The University of Sydney has been awarded just over $37 million in total Australian Research Council (ARC) grant funding for 84 projects this year, up from $28 million for 71 projects in 2017.
“Congratulations to all researchers receiving funding this round – it is immensely pleasing to see such ambitious and meaningful projects be supported," said Professor Laurent Rivory, Acting Deputy Vice-Chancellor (Research).
"We know without doubt that our research advances national priorities and knowledge across a wide range of areas, and these results are all the more pleasing given the increasingly tight funding environment for research.”
Pro-Vice-Chancellor (Global Engagement) Professor Kathy Belov was awarded a Linkage grant worth $1,046,628, along with Dr Samantha Fox and Dr David Pemberton, to measure the long-term genetic impacts of the Save the Tasmanian Devil Program’s ‘Wild Devil Recovery’ initiative.

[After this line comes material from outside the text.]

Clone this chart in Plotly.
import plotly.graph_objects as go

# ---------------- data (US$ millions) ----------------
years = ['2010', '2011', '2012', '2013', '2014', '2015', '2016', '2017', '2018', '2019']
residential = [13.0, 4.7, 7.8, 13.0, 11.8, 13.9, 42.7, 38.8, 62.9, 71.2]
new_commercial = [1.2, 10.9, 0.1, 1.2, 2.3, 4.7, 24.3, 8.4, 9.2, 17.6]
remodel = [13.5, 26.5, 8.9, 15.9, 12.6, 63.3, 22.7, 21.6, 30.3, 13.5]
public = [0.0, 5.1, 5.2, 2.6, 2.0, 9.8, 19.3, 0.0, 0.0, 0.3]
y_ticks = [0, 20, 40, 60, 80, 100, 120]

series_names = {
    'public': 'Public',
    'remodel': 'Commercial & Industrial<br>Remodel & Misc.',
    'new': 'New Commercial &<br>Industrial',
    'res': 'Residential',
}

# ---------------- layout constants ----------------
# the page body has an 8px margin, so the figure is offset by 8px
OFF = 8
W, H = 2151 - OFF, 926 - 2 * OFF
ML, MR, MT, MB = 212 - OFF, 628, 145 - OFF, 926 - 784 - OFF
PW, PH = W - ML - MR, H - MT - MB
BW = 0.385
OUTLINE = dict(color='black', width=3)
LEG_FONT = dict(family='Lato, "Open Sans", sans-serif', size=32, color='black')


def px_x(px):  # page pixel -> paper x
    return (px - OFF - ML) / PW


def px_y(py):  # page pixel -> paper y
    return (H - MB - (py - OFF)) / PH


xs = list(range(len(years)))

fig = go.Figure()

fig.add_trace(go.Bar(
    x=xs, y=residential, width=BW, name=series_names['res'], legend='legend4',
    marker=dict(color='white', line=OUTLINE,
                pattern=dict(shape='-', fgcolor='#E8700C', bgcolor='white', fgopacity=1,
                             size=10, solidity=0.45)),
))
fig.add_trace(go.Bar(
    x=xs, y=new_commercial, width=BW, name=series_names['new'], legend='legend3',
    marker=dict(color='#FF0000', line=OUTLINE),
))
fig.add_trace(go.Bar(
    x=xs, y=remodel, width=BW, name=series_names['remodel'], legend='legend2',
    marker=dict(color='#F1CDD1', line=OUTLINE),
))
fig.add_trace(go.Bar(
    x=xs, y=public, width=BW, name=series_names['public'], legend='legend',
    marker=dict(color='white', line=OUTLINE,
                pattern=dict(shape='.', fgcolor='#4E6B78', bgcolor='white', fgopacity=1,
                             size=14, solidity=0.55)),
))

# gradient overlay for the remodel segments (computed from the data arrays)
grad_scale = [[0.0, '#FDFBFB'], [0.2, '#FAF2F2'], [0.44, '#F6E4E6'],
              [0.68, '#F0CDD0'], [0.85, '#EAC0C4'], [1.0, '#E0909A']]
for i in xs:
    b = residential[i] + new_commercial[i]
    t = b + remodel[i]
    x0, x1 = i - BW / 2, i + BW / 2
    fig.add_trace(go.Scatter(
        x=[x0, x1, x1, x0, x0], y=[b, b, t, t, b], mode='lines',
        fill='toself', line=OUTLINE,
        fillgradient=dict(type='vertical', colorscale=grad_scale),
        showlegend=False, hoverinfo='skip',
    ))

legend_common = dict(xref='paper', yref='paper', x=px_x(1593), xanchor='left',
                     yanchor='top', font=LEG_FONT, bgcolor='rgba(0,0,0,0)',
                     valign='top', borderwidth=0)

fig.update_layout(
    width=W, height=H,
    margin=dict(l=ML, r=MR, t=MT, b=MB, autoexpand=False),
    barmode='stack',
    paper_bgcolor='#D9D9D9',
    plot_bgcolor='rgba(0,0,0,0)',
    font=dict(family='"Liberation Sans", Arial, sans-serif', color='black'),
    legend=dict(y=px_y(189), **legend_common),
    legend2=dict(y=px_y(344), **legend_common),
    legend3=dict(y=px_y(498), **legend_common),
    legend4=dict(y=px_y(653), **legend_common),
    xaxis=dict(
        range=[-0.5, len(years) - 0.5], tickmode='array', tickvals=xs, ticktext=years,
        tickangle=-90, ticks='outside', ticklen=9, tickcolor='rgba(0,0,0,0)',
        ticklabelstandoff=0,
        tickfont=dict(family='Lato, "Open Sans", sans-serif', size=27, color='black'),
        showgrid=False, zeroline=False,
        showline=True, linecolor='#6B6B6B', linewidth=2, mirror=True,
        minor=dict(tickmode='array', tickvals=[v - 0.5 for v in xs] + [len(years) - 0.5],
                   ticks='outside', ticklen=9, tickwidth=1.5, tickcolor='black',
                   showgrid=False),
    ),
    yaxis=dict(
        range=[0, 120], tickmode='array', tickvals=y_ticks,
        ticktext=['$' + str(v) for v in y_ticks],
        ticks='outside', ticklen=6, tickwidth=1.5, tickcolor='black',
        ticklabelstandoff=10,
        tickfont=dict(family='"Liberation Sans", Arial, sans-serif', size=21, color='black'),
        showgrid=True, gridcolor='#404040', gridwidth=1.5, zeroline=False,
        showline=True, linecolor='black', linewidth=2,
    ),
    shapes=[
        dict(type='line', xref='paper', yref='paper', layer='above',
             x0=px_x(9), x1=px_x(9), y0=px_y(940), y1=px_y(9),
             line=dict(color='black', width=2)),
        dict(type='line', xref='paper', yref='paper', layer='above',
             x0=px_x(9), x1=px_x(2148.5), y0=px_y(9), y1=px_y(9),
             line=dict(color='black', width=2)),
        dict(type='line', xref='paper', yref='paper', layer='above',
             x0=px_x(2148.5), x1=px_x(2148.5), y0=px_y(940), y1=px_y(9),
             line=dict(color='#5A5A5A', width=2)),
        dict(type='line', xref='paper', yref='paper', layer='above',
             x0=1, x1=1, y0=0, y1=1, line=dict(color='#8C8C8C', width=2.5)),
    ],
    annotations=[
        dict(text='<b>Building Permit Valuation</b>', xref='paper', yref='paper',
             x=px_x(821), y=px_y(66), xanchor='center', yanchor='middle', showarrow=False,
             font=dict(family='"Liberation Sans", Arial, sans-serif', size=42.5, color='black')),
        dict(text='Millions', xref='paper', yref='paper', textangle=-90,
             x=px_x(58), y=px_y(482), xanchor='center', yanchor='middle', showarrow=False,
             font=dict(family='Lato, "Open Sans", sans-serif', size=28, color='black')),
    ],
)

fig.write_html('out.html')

Professor David Schlosberg, Luke Craven and Dr Alana Mann will be addressing food insecurity by assisting vulnerable populations to participate in the development of new food businesses. Social and economic benefits of their projects will include increased access to food, greater participation in new food enterprises, and an improved quality of life for vulnerable people experiencing food insecurity in Australia.
Three Linkage, Infrastructure, Equipment and Facilities (LIEF) grants worth more than $1.5 million in total were awarded, including the completion of a revolutionary new instrument, Hector-1, to be installed on the Anglo-Australian Telescope to survey nearby galaxies in 3D.

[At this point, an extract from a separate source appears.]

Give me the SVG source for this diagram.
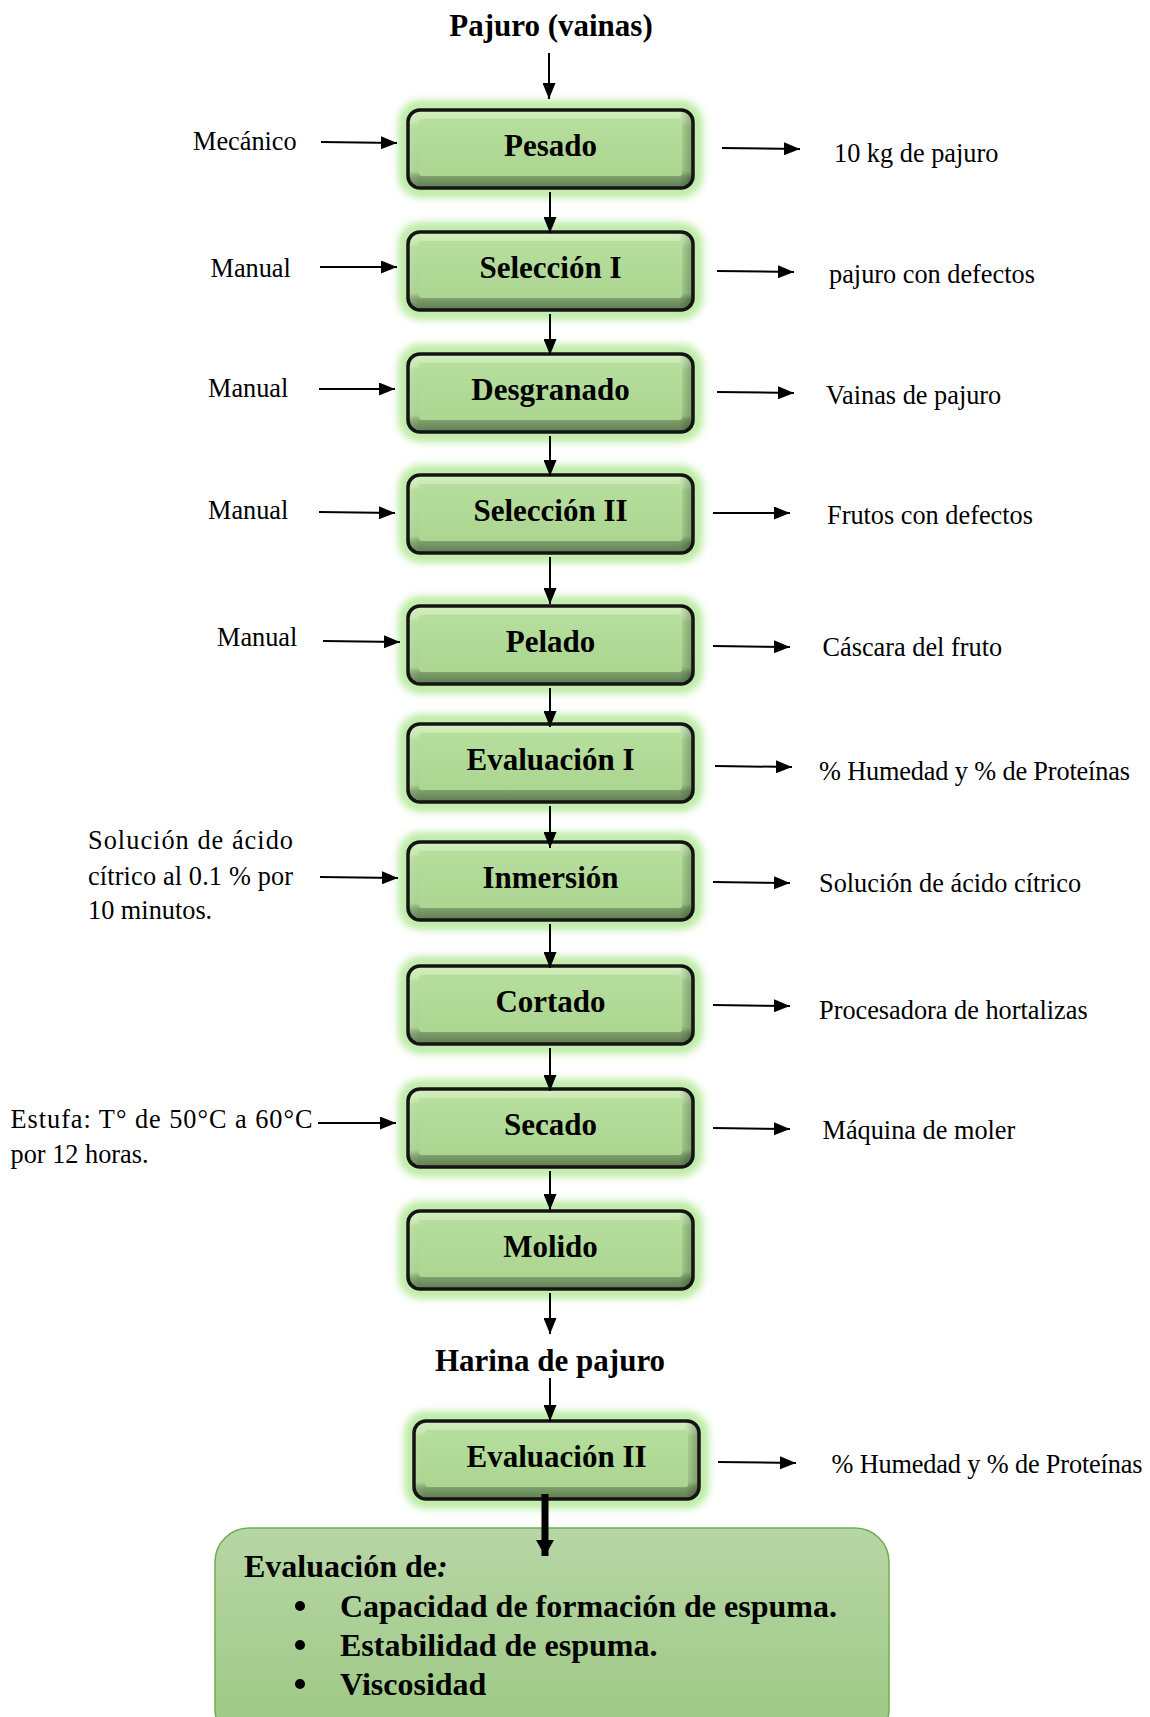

Professor Julie Cairney and her team has also secured support to create a unique and comprehensive cryo-microscopy laboratory which is available to all Australian researchers in an open-access user environment, providing research infrastructure for a variety of projects.

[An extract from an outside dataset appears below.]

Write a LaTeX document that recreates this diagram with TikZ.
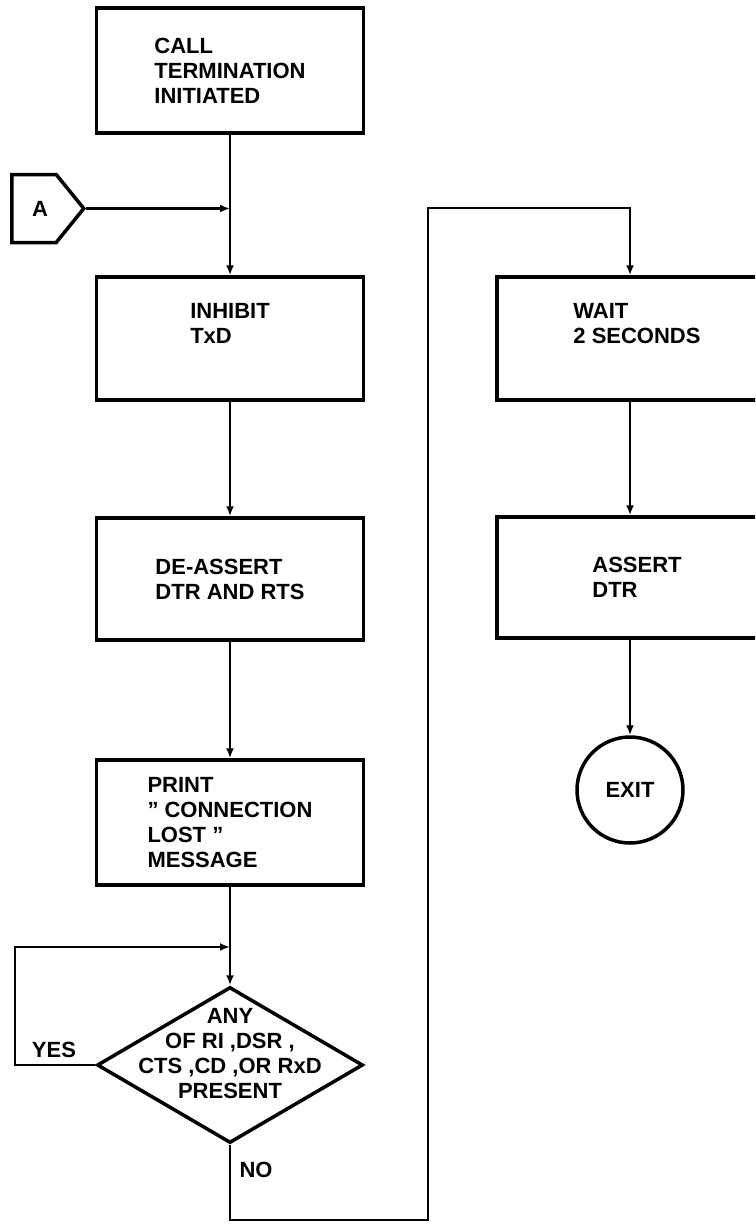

62 University of Sydney Discovery Projects have been funded for 2019.
Projects receiving support include an analysis into the impact of workspace design on workers’ satisfaction, productivity and health, as well as a project developing consumer-centred approaches to reducing the harmful effects of confusion in financial decisions.
In space research, Professor Scott Croom, Professor Sara Ellison, Dr Bernd Husemann and Assistant Professor Jorge Moreno will be aiming to resolve the role of super-massive black holes in the life-cycles of galaxies. Associate Professor Tara Murphy, Dr Martin Bell and Associate Professor David Kaplan have secured support to use three Australian radio telescopes to search for and monitor radio waves from future gravitational wave events.
Improved electricity infrastructure would provide significant economic, social and environmental benefits to Australia. One project – a legal and governance framework to enhance the resilience of Australia’s electricity infrastructure in a changing climate – has been funded for Professor Rosemary Lyster, Dr Gregor Verbic, Professor Daniel Farber and Professor Robert Verchick.
All three submitted Discovery Indigenous Grants were supported with funding, placing Sydney University as first in the country in this field.
The three projects will cut across the fields of disability and the oyster industry: two projects will be focussed on people with disability, in particular the experiences of people with disability in rural and remote regions, as well as retention strategies for the Indigenous frontline health and disability workforces. Finally, an investigation will be carried out into the impact of global environmental change on the survival of Australia’s oyster industry.
Support for 15 DECRAs worth over $5M has been secured.
Sustainability around travel and car use is at the centre of one project: University of Sydney Fellow Dr Jennifer Kent will be providing a theoretical, methodological and policy framework that can be used to resolve the practice in Australian cities of private car dependency.
Dr Nicholas Scott’s project will measure the stellar populations of nearby galaxies that are apparently similar to the Milky Way. He also secured a University of Sydney Fellowship in 2015 to track the origin of dwarf elliptical galaxies.
The full list of projects in the November 2018 Australian Research Council funding announcement is available via arc.gov.au.